I show the query duration (*) for only a few queries in the TPC-DS benchmark. I chose queries 40, 70, 81, 81, and 64 because they have very distinct query patterns; more details about this can be found in The Making of TPC-DS.

2 things stand out based on the results:

Adding more machines to Spark leads to faster results. This is expected because the computations can now be distributed over multiple instances.

Duckdb is faster for all queries except for query 64 (**). This can be explained by the fact that Spark shines when you need to process data that is much larger than the memory of 1 machine. This is why running Spark on a single node or with just 1 executor is not very efficient. Duckdb on the other hand is optimized for processing data on a single node.

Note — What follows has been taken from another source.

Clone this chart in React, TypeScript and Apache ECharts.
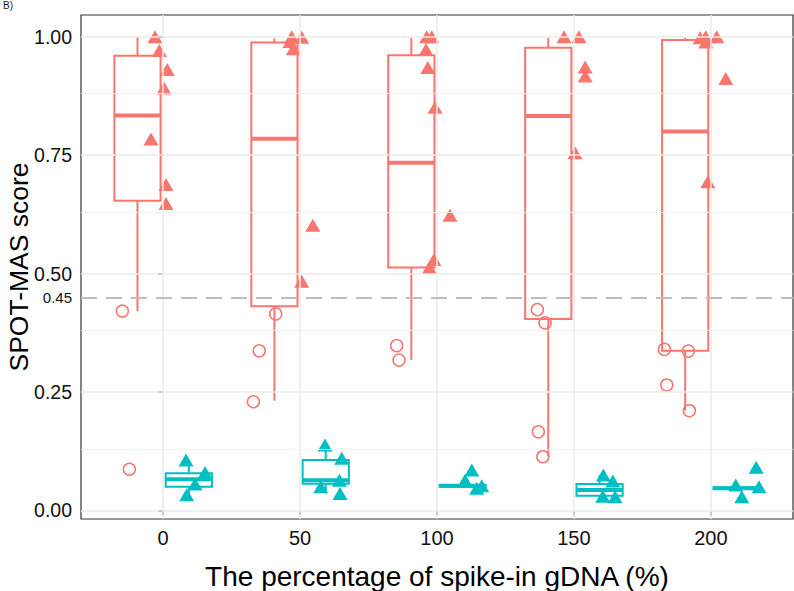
import React, { useEffect, useRef } from 'react';
import * as echarts from 'echarts';

const categories = ['0', '50', '100', '150', '200'];
const yMajorTicks = [0, 0.25, 0.5, 0.75, 1];
const yMinorTicks = [0.125, 0.375, 0.625, 0.875];
const threshold = 0.45;

// Box statistics per category: [min, Q1, median, Q3, max]
const cancerBoxes = [
  [0.421, 0.654, 0.834, 0.960, 1.000],
  [0.232, 0.431, 0.785, 0.988, 0.997],
  [0.318, 0.513, 0.734, 0.961, 0.998],
  [0.114, 0.404, 0.833, 0.977, 0.998],
  [0.211, 0.337, 0.800, 0.993, 0.998],
];
const healthyBoxes = [
  [0.033, 0.050, 0.066, 0.0785, 0.1065],
  [0.036, 0.0565, 0.064, 0.1065, 0.138],
  [0.047, 0.050, 0.052, 0.054, 0.054],
  [0.029, 0.031, 0.043, 0.056, 0.075],
  [0.045, 0.0455, 0.047, 0.0485, 0.049],
];

// Points: [category index, jitter, score]
const cancerTriangles = [
  [0, -0.060, 1.000], [0, -0.028, 0.971], [0, 0.030, 0.931], [0, 0.006, 0.892], [0, -0.089, 0.784], [0, 0.021, 0.688], [0, 0.021, 0.648],
  [1, -0.061, 1.000], [1, 0.012, 0.999], [1, -0.073, 0.990], [1, -0.049, 0.975], [1, 0.093, 0.602], [1, 0.012, 0.484],
  [2, -0.075, 1.000], [2, -0.038, 1.000], [2, -0.080, 0.973], [2, -0.067, 0.935], [2, -0.014, 0.851], [2, 0.095, 0.623], [2, -0.022, 0.530], [2, -0.056, 0.513],
  [3, -0.072, 1.000], [3, 0.037, 1.000], [3, 0.082, 0.936], [3, 0.082, 0.917], [3, 0.008, 0.755],
  [4, -0.078, 0.998], [4, -0.037, 1.000], [4, 0.043, 1.000], [4, -0.037, 0.989], [4, 0.109, 0.912], [4, -0.022, 0.694],
];
const cancerCircles = [
  [0, -0.298, 0.421], [0, -0.247, 0.087],
  [1, -0.178, 0.415], [1, -0.298, 0.337], [1, -0.341, 0.2295],
  [2, -0.294, 0.348], [2, -0.277, 0.3175],
  [3, -0.267, 0.424], [3, -0.211, 0.396], [3, -0.260, 0.166], [3, -0.227, 0.1135],
  [4, -0.339, 0.340], [4, -0.164, 0.3365], [4, -0.322, 0.265], [4, -0.157, 0.2106],
];
const healthyTriangles = [
  [0, 0.167, 0.1065], [0, 0.306, 0.080], [0, 0.233, 0.056], [0, 0.172, 0.033],
  [1, 0.182, 0.138], [1, 0.304, 0.110], [1, 0.287, 0.064], [1, 0.151, 0.050], [1, 0.292, 0.036],
  [2, 0.254, 0.0855], [2, 0.205, 0.064], [2, 0.327, 0.052], [2, 0.290, 0.047],
  [3, 0.215, 0.075], [3, 0.284, 0.062], [3, 0.211, 0.030], [3, 0.301, 0.029],
  [4, 0.331, 0.091], [4, 0.352, 0.050], [4, 0.182, 0.054], [4, 0.226, 0.029],
];

const RED = '#F8766D';
const TEAL = '#00BFC4';
const FONT = '"Liberation Sans", Arial, Helvetica, sans-serif';
const DODGE = 0.1875;
const BOX_W = 0.3375;

export default function App() {
  const ref = useRef<HTMLDivElement>(null);
  useEffect(() => {
    document.body.style.margin = '0';
    const chart = echarts.init(ref.current!, null, { renderer: 'svg' });

    const boxData: any[] = [];
    cancerBoxes.forEach((b, i) => boxData.push([i - DODGE, ...b, 0]));
    healthyBoxes.forEach((b, i) => boxData.push([i + DODGE, ...b, 1]));

    const toXY = (arr: number[][]) => arr.map((p) => [p[0] + p[1], p[2]]);

    const gridLines = [
      ...yMajorTicks.map((v) => ({ yAxis: v, lineStyle: { color: '#EBEBEB', width: 1.5, type: 'solid' } })),
      ...yMinorTicks.map((v) => ({ yAxis: v, lineStyle: { color: '#EFEFEF', width: 0.9, type: 'solid' } })),
      ...categories.map((_, i) => ({ xAxis: i, lineStyle: { color: '#EBEBEB', width: 1.5, type: 'solid' } })),
    ];

    const option: any = {
      animation: false,
      backgroundColor: '#ffffff',
      textStyle: { fontFamily: FONT },
      graphic: [
        { type: 'text', left: 3, top: 0, style: { text: 'B)', fontSize: 10, fill: '#222', fontFamily: FONT } },
      ],
      grid: {
        left: 81, right: 1, top: 15, bottom: 72,
        show: true, borderColor: '#333333', borderWidth: 1.2, backgroundColor: '#ffffff',
        containLabel: false, outerBoundsMode: 'none',
      },
      xAxis: {
        type: 'value', min: -0.6, max: 4.6,
        name: 'The percentage of spike-in gDNA (%)', nameLocation: 'middle', nameGap: 43,
        nameTextStyle: { fontSize: 28, color: '#000', fontFamily: FONT },
        axisLine: { show: false },
        splitLine: { show: false },
        axisTick: { show: true, customValues: [0, 1, 2, 3, 4], length: 5, lineStyle: { color: '#333', width: 1.5 } },
        axisLabel: {
          customValues: [0, 1, 2, 3, 4], margin: 9, fontSize: 20, color: '#111', fontFamily: FONT,
          formatter: (v: number) => categories[Math.round(v)] ?? '',
        },
      },
      yAxis: {
        type: 'value', min: -0.018, max: 1.046,
        name: 'SPOT-MAS score', nameLocation: 'middle', nameGap: 49, nameMoveOverlap: false,
        nameTextStyle: { fontSize: 26.5, color: '#000', fontFamily: FONT },
        axisLine: { show: false },
        splitLine: { show: false },
        axisTick: { show: true, customValues: [...yMajorTicks, threshold], length: 5, lineStyle: { color: '#333', width: 1.5 } },
        axisLabel: {
          customValues: [...yMajorTicks, threshold], margin: 9, fontSize: 19.5, color: '#111', fontFamily: FONT,
          formatter: (v: number) => (Math.abs(v - threshold) < 1e-9 ? '{s|0.45}' : v.toFixed(2)),
          rich: { s: { fontSize: 15, color: '#111', fontFamily: FONT } },
        },
      },
      series: [
        {
          type: 'scatter', name: 'grid', data: [], z: 1, silent: true,
          markLine: { silent: true, symbol: ['none', 'none'], label: { show: false }, animation: false, data: gridLines },
        },
        {
          type: 'custom', name: 'boxes', z: 2,
          encode: { x: 0, y: [1, 2, 3, 4, 5] },
          data: boxData,
          renderItem: (params: any, api: any) => {
            const x = api.value(0);
            const color = api.value(6) === 0 ? RED : TEAL;
            const pMin = api.coord([x, api.value(1)]);
            const pQ1 = api.coord([x, api.value(2)]);
            const pMed = api.coord([x, api.value(3)]);
            const pQ3 = api.coord([x, api.value(4)]);
            const pMax = api.coord([x, api.value(5)]);
            const half = api.size([BOX_W, 0])[0] / 2;
            const cx = pMed[0];
            return {
              type: 'group',
              children: [
                { type: 'line', shape: { x1: cx, y1: pMax[1], x2: cx, y2: pQ3[1] }, style: { stroke: color, lineWidth: 2 } },
                { type: 'line', shape: { x1: cx, y1: pQ1[1], x2: cx, y2: pMin[1] }, style: { stroke: color, lineWidth: 2 } },
                { type: 'rect', shape: { x: cx - half, y: pQ3[1], width: half * 2, height: pQ1[1] - pQ3[1] }, style: { fill: '#ffffff', stroke: color, lineWidth: 2 } },
                { type: 'line', shape: { x1: cx - half, y1: pMed[1], x2: cx + half, y2: pMed[1] }, style: { stroke: color, lineWidth: 4 } },
              ],
            };
          },
        },
        {
          type: 'scatter', name: 'threshold', data: [], z: 3, silent: true,
          markLine: {
            silent: true, symbol: ['none', 'none'], label: { show: false }, animation: false,
            data: [{ yAxis: threshold, lineStyle: { color: '#BDBDBD', width: 2, type: [16, 9] } }],
          },
        },
        {
          type: 'scatter', name: 'cancer circles', z: 4, data: toXY(cancerCircles),
          symbol: 'circle', symbolSize: 12,
          itemStyle: { color: 'rgba(255,255,255,0)', borderColor: RED, borderWidth: 1.5, opacity: 1 },
        },
        {
          type: 'scatter', name: 'cancer triangles', z: 4, data: toXY(cancerTriangles),
          symbol: 'triangle', symbolSize: [15, 13],
          itemStyle: { color: RED, opacity: 1 },
        },
        {
          type: 'scatter', name: 'healthy triangles', z: 4, data: toXY(healthyTriangles),
          symbol: 'triangle', symbolSize: [15, 13],
          itemStyle: { color: TEAL, opacity: 1 },
        },
      ],
    };
    chart.setOption(option);
    return () => chart.dispose();
  }, []);
  return <div ref={ref} style={{ width: 794, height: 591 }} />;
}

(*) I do not take into account the time it takes to spin up Kubernetes pods/nodes and instead, only look at the time it takes to execute the query. Running a Spark pipeline end-to-end with 2 executors will probably have even worse performance compared to dbt as we need to create multiple pods (Submitter pod, driver pod, 1–2 executor pods).

(**) Query 64 is the heaviest query in the benchmark as it joins 2 of the largest fact tables together. Even though Duckdb flushes data to disk when it cannot allocate any more memory, I could not successfully execute the query due to being out of memory. The same thing happened when trying with larger instances. I will need to investigate in more detail why this is the case.

Conclusion

In this blog post, I started with the advantages that dbt offers over Spark, such as a larger SQL-savvy audience and simpler execution. These benefits, combined with the fact that most companies don’t handle big data, raise questions about whether Spark is the best tool for them.

As an alternative, I showed that dbt in combination with Duckdb is great when your datasets are not too big, and your workloads are SQL compatible.

Finally, I proved the value of dbt and Duckdb by running the TPC-DS benchmark. The results show that dbt with DuckDB outperforms Spark on all queries except one.